Exercise brief:
Copy out every line that contains "matplotlib".

Record excerpts:
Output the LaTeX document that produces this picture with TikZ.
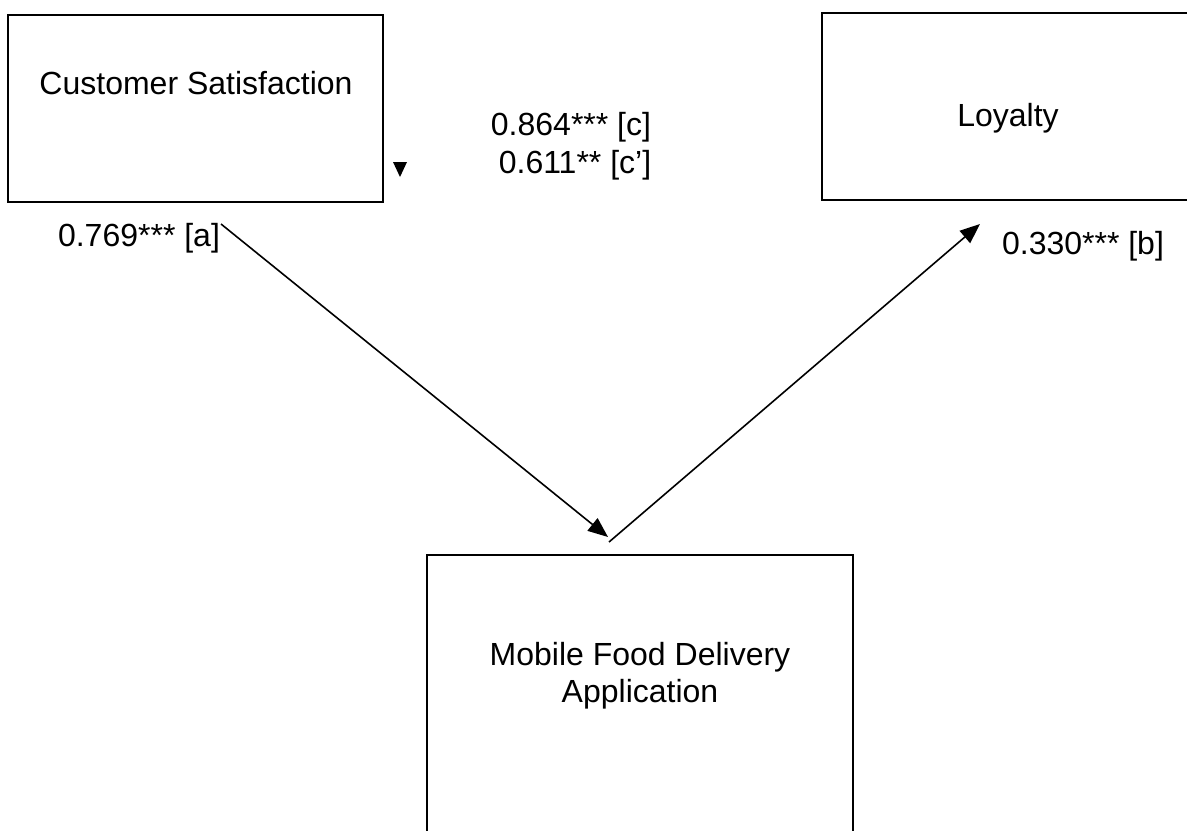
\documentclass[tikz,border=0pt]{standalone}
\usepackage{fontspec}
\setmainfont{Liberation Sans}
\usepackage{tikz}
\usetikzlibrary{positioning, arrows.meta}

\begin{document}
\begin{tikzpicture}[x=0.5pt, y=-0.5pt,
    box/.style={draw, line width=1pt, inner sep=0pt},
    lbl/.style={font=\fontsize{16}{18.5}\selectfont, inner sep=0pt, align=center},
    path/.style={line width=0.8pt, -{Triangle[length=10pt, width=8pt]}}]
  \clip (0,0) rectangle (1187,830);

  % Boxes
  \node[box, minimum width=187.5pt, minimum height=93.5pt] (cs) at (195.5,108.5) {};
  \node[box, minimum width=189pt, minimum height=93.5pt] (loy) at (1011,106) {};
  \node[box, minimum width=213pt, minimum height=172.5pt] (mfd) at (640,727.5) {};

  \node[lbl] (cstxt) at (196,83) {Customer Satisfaction};
  \node[lbl] (loytxt) at (1008,118) {Loyalty};
  \node[lbl] (mfdtxt) at (640,676) {Mobile Food Delivery\\Application};

  % Path coefficients
  \node[lbl] (coefc) at (571,127) {0.864*** [c]};
  \node[lbl] (coefcp) at (575,165) {0.611** [c’]};
  \node[lbl] (coefa) at (139,238) {0.769*** [a]};
  \node[lbl] (coefb) at (1083,246) {0.330*** [b]};

  % Arrows
  \coordinate (astart) at (221,224);
  \coordinate (aend) at (608,537);
  \coordinate (bstart) at (609,542);
  \coordinate (bend) at (980,224);
  \draw[path] (astart) -- (aend);
  \draw[path] (bstart) -- (bend);

  % Stray arrow tip
  \fill (393,162) -- (407,162) -- (400,177) -- cycle;
\end{tikzpicture}
\end{document}
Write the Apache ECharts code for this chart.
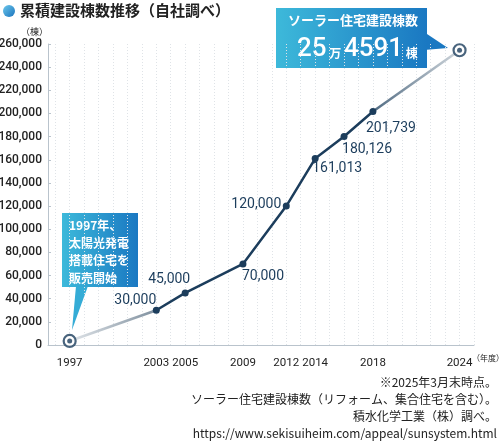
<!DOCTYPE html>
<html>
<head>
<meta charset="utf-8">
<title>累積建設棟数推移</title>
<script src="https://cdn.jsdelivr.net/npm/echarts@6/dist/echarts.min.js"></script>
<style>
  html, body { margin: 0; padding: 0; background: #fff; }
  #chart { width: 504px; height: 444px; }
</style>
</head>
<body>
<div id="chart"></div>
<script>
// data
var years = [1997, 2003, 2005, 2009, 2012, 2014, 2016, 2018, 2024];
var counts = [3500, 30000, 45000, 70000, 120000, 161013, 180126, 201739, 254591];
var xTickYears = [1997, 2003, 2005, 2009, 2012, 2014, 2018, 2024];
var yTicks = [0, 20000, 40000, 60000, 80000, 100000, 120000, 140000, 160000, 180000, 200000, 220000, 240000, 260000];
var notes = [
    '※2025年3月末時点。',
    'ソーラー住宅建設棟数（リフォーム、集合住宅を含む）。',
    '積水化学工業（株）調べ。',
    'https://www.sekisuiheim.com/appeal/sunsystem.html'
];

// one faint grid line per year
var gridYears = [];
for (var y = 1996; y <= 2025; y++) gridYears.push(y);

var navy = '#1c3d5c';
var jp = '"Noto Sans CJK JP", sans-serif';
var num = 'Roboto, "Noto Sans", sans-serif';

// label offsets for the labelled points (2003 .. 2018)
var labelOffsets = [[-21, -10], [-16, -13], [20, 13], [-30, -2], [22, 10], [23, 13], [18, 17]];

function pairs(from, to) {
    var out = [];
    for (var i = from; i <= to; i++) out.push([years[i], counts[i]]);
    return out;
}

var mid = pairs(1, 7).map(function (p, i) {
    return {
        value: p,
        label: {
            show: true, position: 'inside', offset: labelOffsets[i],
            formatter: function (d) { return d.value[1].toLocaleString('en-US'); },
            color: navy, fontSize: 14, fontFamily: num
        }
    };
});

var ends = [[years[0], counts[0]], [years[8], counts[8]]];

var chart = echarts.init(document.getElementById('chart'), null, { renderer: 'canvas' });

var blueGrad = new echarts.graphic.LinearGradient(0, 0, 1, 0, [
    { offset: 0, color: '#3db9da' }, { offset: 1, color: '#1a78c2' }
]);

var noteGraphics = notes.map(function (t, i) {
    return { type: 'text', right: 7, top: 376 + i * 17, style: {
        text: t, fill: '#222', font: '12px "Noto Sans CJK JP", sans-serif' } };
});

chart.setOption({
    animation: false,
    grid: { left: 48, right: 30, top: 44, bottom: 99, containLabel: false, outerBoundsMode: 'none' },
    xAxis: {
        type: 'value', min: 1995.5, max: 2025,
        offset: 7,
        axisLine: { show: true, lineStyle: { color: '#b9c3cc', width: 1 } },
        axisTick: { show: false, customValues: gridYears },
        splitLine: { show: true, lineStyle: { color: '#dfe3e7', type: [1, 2], width: 1 } },
        axisLabel: {
            margin: 5, color: '#222', fontSize: 11.5, fontFamily: num,
            customValues: xTickYears,
            formatter: function (v) { return String(v); }
        }
    },
    yAxis: {
        type: 'value', min: 0, max: 260000, interval: 20000,
        axisLine: { show: true, lineStyle: { color: '#b9c3cc', width: 1 } },
        axisTick: { show: true, inside: true, length: 3, lineStyle: { color: '#b9c3cc' } },
        splitLine: { show: false },
        axisLabel: {
            margin: 6, color: '#222', fontSize: 12, fontFamily: num, fontWeight: 500,
            formatter: function (v) { return yTicks.indexOf(v) >= 0 ? v.toLocaleString('en-US') : ''; }
        },
        name: '（棟）', nameGap: 8, nameLocation: 'end',
        nameTextStyle: { color: '#222', fontSize: 9, fontFamily: jp, align: 'right', padding: [0, 0, 0, 0] }
    },
    series: [
        {
            type: 'line', data: pairs(0, 1), symbol: 'none', z: 2,
            lineStyle: {
                width: 2.5,
                color: new echarts.graphic.LinearGradient(0, 0, 1, 0, [
                    { offset: 0, color: '#e3e7eb' }, { offset: 1, color: '#7d8e9d' }
                ])
            }
        },
        {
            type: 'line', data: pairs(7, 8), symbol: 'none', z: 2,
            lineStyle: {
                width: 2.5,
                color: new echarts.graphic.LinearGradient(0, 0, 1, 0, [
                    { offset: 0, color: '#4d6880' }, { offset: 1, color: '#d3d9de' }
                ])
            }
        },
        {
            type: 'line', data: mid, z: 3,
            symbol: 'circle', symbolSize: 7,
            itemStyle: { color: navy },
            lineStyle: { width: 2.5, color: navy }
        },
        {
            type: 'scatter', data: ends, z: 4, symbolSize: 12,
            itemStyle: { color: '#fff', borderColor: navy, borderWidth: 2.2 }
        },
        {
            type: 'scatter', data: ends, z: 5, symbolSize: 5,
            itemStyle: { color: navy }
        }
    ],
    graphic: [
        // title
        { type: 'circle', shape: { cx: 9, cy: 11, r: 6 }, style: {
            fill: new echarts.graphic.LinearGradient(0, 0, 1, 1, [
                { offset: 0, color: '#6cc8ec' }, { offset: 1, color: '#1b73bd' }
            ]) } },
        { type: 'text', left: 20, top: 3, style: {
            text: '累積建設棟数推移（自社調べ）', fill: '#222',
            font: 'bold 15px "Noto Sans CJK JP", sans-serif' } },

        // x axis unit
        { type: 'text', left: 472, top: 354, style: {
            text: '（年度）', fill: '#222', font: '8px "Noto Sans CJK JP", sans-serif' } },

        // 1997 callout
        { type: 'polygon', shape: { points: [[76, 286], [88, 286], [72, 330]] }, style: { fill: '#35acd6' } },
        { type: 'rect', shape: { x: 62, y: 213, width: 76, height: 74 }, style: { fill: blueGrad } },
        { type: 'text', left: 69, top: 217, style: {
            text: '1997年、\n太陽光発電\n搭載住宅を\n販売開始', fill: '#fff', lineHeight: 17.5,
            font: 'bold 12px "Noto Sans CJK JP", sans-serif' } },

        // 2024 callout
        { type: 'polygon', shape: { points: [[424, 32], [424, 50], [448, 48]] }, style: { fill: '#1a78c2' } },
        { type: 'rect', shape: { x: 276, y: 8, width: 151, height: 60 }, style: { fill: blueGrad } },
        { type: 'text', left: 288, top: 14, style: {
            text: 'ソーラー住宅建設棟数', fill: '#fff',
            font: 'bold 13px "Noto Sans CJK JP", sans-serif' } },
        { type: 'text', left: 297, top: 36, style: {
            text: '{b|25}{s| 万 }{b|4591}{s| 棟}', fill: '#fff',
            rich: {
                b: { fontSize: 26, fontFamily: num, fontWeight: 500, color: '#fff', verticalAlign: 'bottom' },
                s: { fontSize: 12, fontFamily: jp, fontWeight: 'bold', color: '#fff', verticalAlign: 'bottom', padding: [0, 0, 3, 0] }
            } } }
    ].concat(noteGraphics)
});
</script>
</body>
</html>
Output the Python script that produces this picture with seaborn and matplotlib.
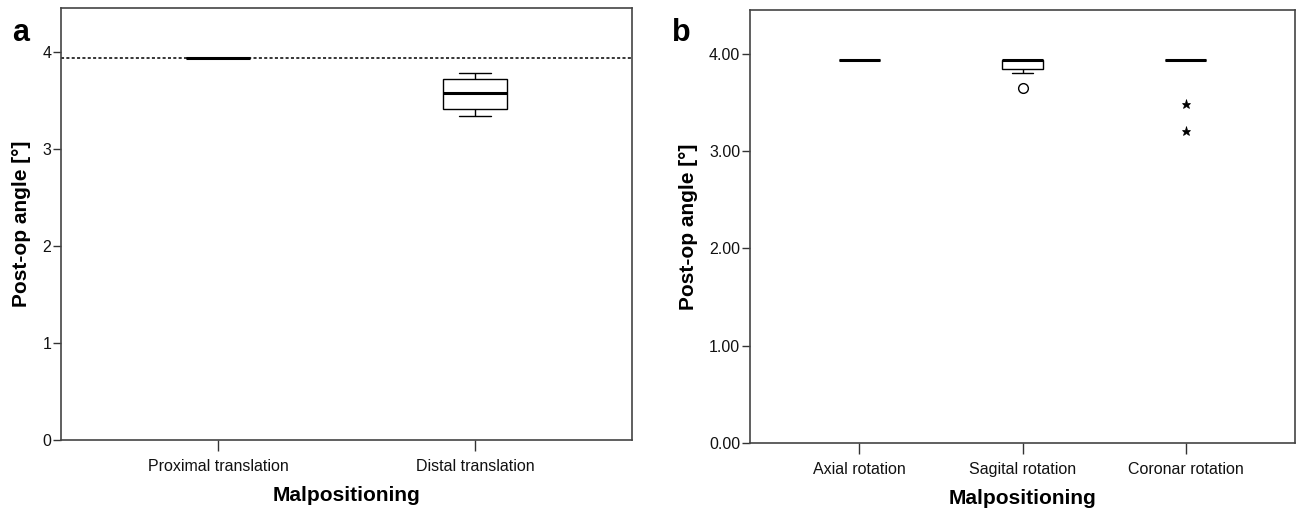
import pandas as pd
import matplotlib.pyplot as plt
import seaborn as sns

sns.set_theme(style="ticks")
plt.rcParams["font.family"] = ["Liberation Sans", "DejaVu Sans"]
plt.rcParams["text.color"] = "black"
plt.rcParams["axes.labelcolor"] = "black"

# panel a: translation groups
trans_groups = ["Proximal translation", "Distal translation"]
proximal_vals = [3.94, 3.94, 3.94, 3.94, 3.94]
distal_vals = [3.34, 3.41, 3.57, 3.72, 3.78]
ref_angle = 3.94

# panel b: rotation groups
rot_groups = ["Axial rotation", "Sagital rotation", "Coronar rotation"]
axial_vals = [3.94, 3.94, 3.94, 3.94, 3.94]
sagital_vals = [3.65, 3.80, 3.84, 3.88, 3.94, 3.94, 3.94, 3.94, 3.94]
coronar_vals = [3.21, 3.48, 3.94, 3.94, 3.94, 3.94, 3.94, 3.94, 3.94]

yticks_a = [0, 1, 2, 3, 4]
ytick_labels_a = ["0", "1", "2", "3", "4"]
yticks_b = [0, 1, 2, 3, 4]
ytick_labels_b = ["0.00", "1.00", "2.00", "3.00", "4.00"]

df_a = pd.DataFrame({
    "group": [trans_groups[0]] * len(proximal_vals) + [trans_groups[1]] * len(distal_vals),
    "angle": proximal_vals + distal_vals,
})
df_b1 = pd.DataFrame({
    "group": [rot_groups[0]] * len(axial_vals) + [rot_groups[1]] * len(sagital_vals),
    "angle": axial_vals + sagital_vals,
})
df_b2 = pd.DataFrame({"group": [rot_groups[2]] * len(coronar_vals), "angle": coronar_vals})

fig = plt.figure(figsize=(12.99, 5.09), dpi=100)
ax_a = fig.add_axes([0.047, 0.1356, 0.4395, 0.8487])
ax_b = fig.add_axes([0.5774, 0.1297, 0.4196, 0.8507])

box_kw = dict(x="group", y="angle", color="white", linecolor="black", linewidth=1.0,
              width=0.25, medianprops=dict(linewidth=2.2, color="black"))

sns.boxplot(data=df_a, order=trans_groups, ax=ax_a,
            flierprops=dict(marker="o", markersize=7, markerfacecolor="white"), **box_kw)
ax_a.axhline(ref_angle, color="black", linewidth=1.1, linestyle=(0, (2, 1.5)), zorder=0)

# sagital outliers drawn as circles, coronar extremes as stars (SPSS style)
sns.boxplot(data=df_b1, order=rot_groups, ax=ax_b,
            flierprops=dict(marker="o", markersize=7, markerfacecolor="white",
                            markeredgecolor="black"), **box_kw)
sns.boxplot(data=df_b2, order=rot_groups, ax=ax_b,
            flierprops=dict(marker="*", markersize=6.5, markerfacecolor="black",
                            markeredgecolor="black", markeredgewidth=0.5), **box_kw)

for ax, yt, ytl, xl in [(ax_a, yticks_a, ytick_labels_a, (-0.61, 1.61)),
                        (ax_b, yticks_b, ytick_labels_b, (-0.67, 2.67))]:
    ax.set_ylim(0, 4.45)
    ax.set_xlim(*xl)
    ax.set_yticks(yt)
    ax.set_yticklabels(ytl)
    ax.set_xlabel("Malpositioning", fontsize=15, fontweight="bold", labelpad=8)
    ax.set_ylabel("Post-op angle [°]", fontsize=15, fontweight="bold", labelpad=8)
    ax.tick_params(axis="y", length=6, width=1, color="#333333", labelsize=11.5,
                   labelcolor="#111111", pad=1)
    ax.tick_params(axis="x", length=8, width=1, color="#333333", labelsize=11.5,
                   labelcolor="#111111", pad=6)
    for s in ax.spines.values():
        s.set_visible(True)
        s.set_color("#444444")
        s.set_linewidth(1.2)
    ax.grid(False)

fig.text(0.009, 0.965, "a", fontsize=22, fontweight="bold", va="top")
fig.text(0.517, 0.965, "b", fontsize=22, fontweight="bold", va="top")

plt.savefig("out.png", dpi=100)
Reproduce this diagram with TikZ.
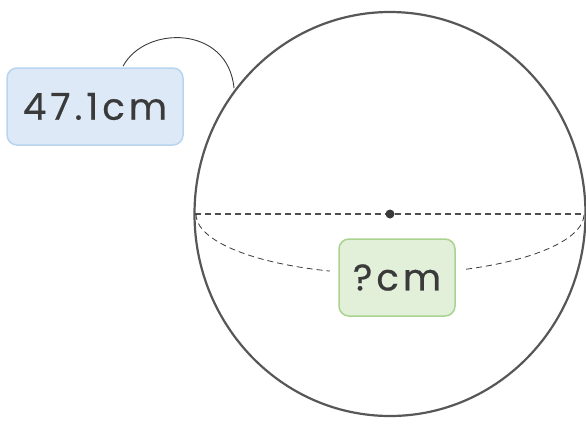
\documentclass[tikz,border=0pt]{standalone}
\usepackage{fontspec}
\newfontfamily\labelfont[LetterSpace=11, FakeBold=0.6]{Poppins}
\usetikzlibrary{positioning}

\definecolor{bluefill}{HTML}{DDE9F6}
\definecolor{blueline}{HTML}{B9D4EE}
\definecolor{greenfill}{HTML}{E2F0DA}
\definecolor{greenline}{HTML}{A9D38F}
\definecolor{inkgray}{HTML}{3A3A3A}

\tikzset{
    tag/.style={rounded corners=10pt, line width=1.5pt, text=inkgray,
        font=\labelfont\fontsize{37}{40}\selectfont, inner sep=0pt},
}

\begin{document}
\begin{tikzpicture}[x=1pt, y=-1pt]
            \useasboundingbox (0,0) rectangle (586,423);

            % ball outline and its equator
            \draw[line width=2.2pt, inkgray!85] (390,214) ellipse (195.5 and 202);
            \draw[line width=1.6pt, inkgray!90, dash pattern=on 6pt off 4pt] (194.5,214) -- (585.5,214);
            \draw[inkgray, line width=0.8pt, dash pattern=on 6pt off 4pt] (196,214) arc[start angle=180, end angle=0, x radius=194, y radius=60];
            \fill[inkgray] (390,214) circle (4.5pt);

            % labels
            \node[tag, draw=blueline, fill=bluefill, minimum width=176pt, minimum height=77pt] (len) at (95,106.5) {47.1cm};
            \node[tag, draw=greenline, fill=greenfill, minimum width=116pt, minimum height=77pt,
                preaction={draw=white, line width=18pt}] (diam) at (397,277.5) {?cm};

            \coordinate (rim) at (234,88);
            \draw[inkgray, line width=0.9pt] (len.north) ++(28,-1) .. controls (145,25) and (228,25) .. (rim);
        \end{tikzpicture}
\end{document}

Complete answer:
Output the Python script that produces this picture with seaborn and matplotlib.
import matplotlib.pyplot as plt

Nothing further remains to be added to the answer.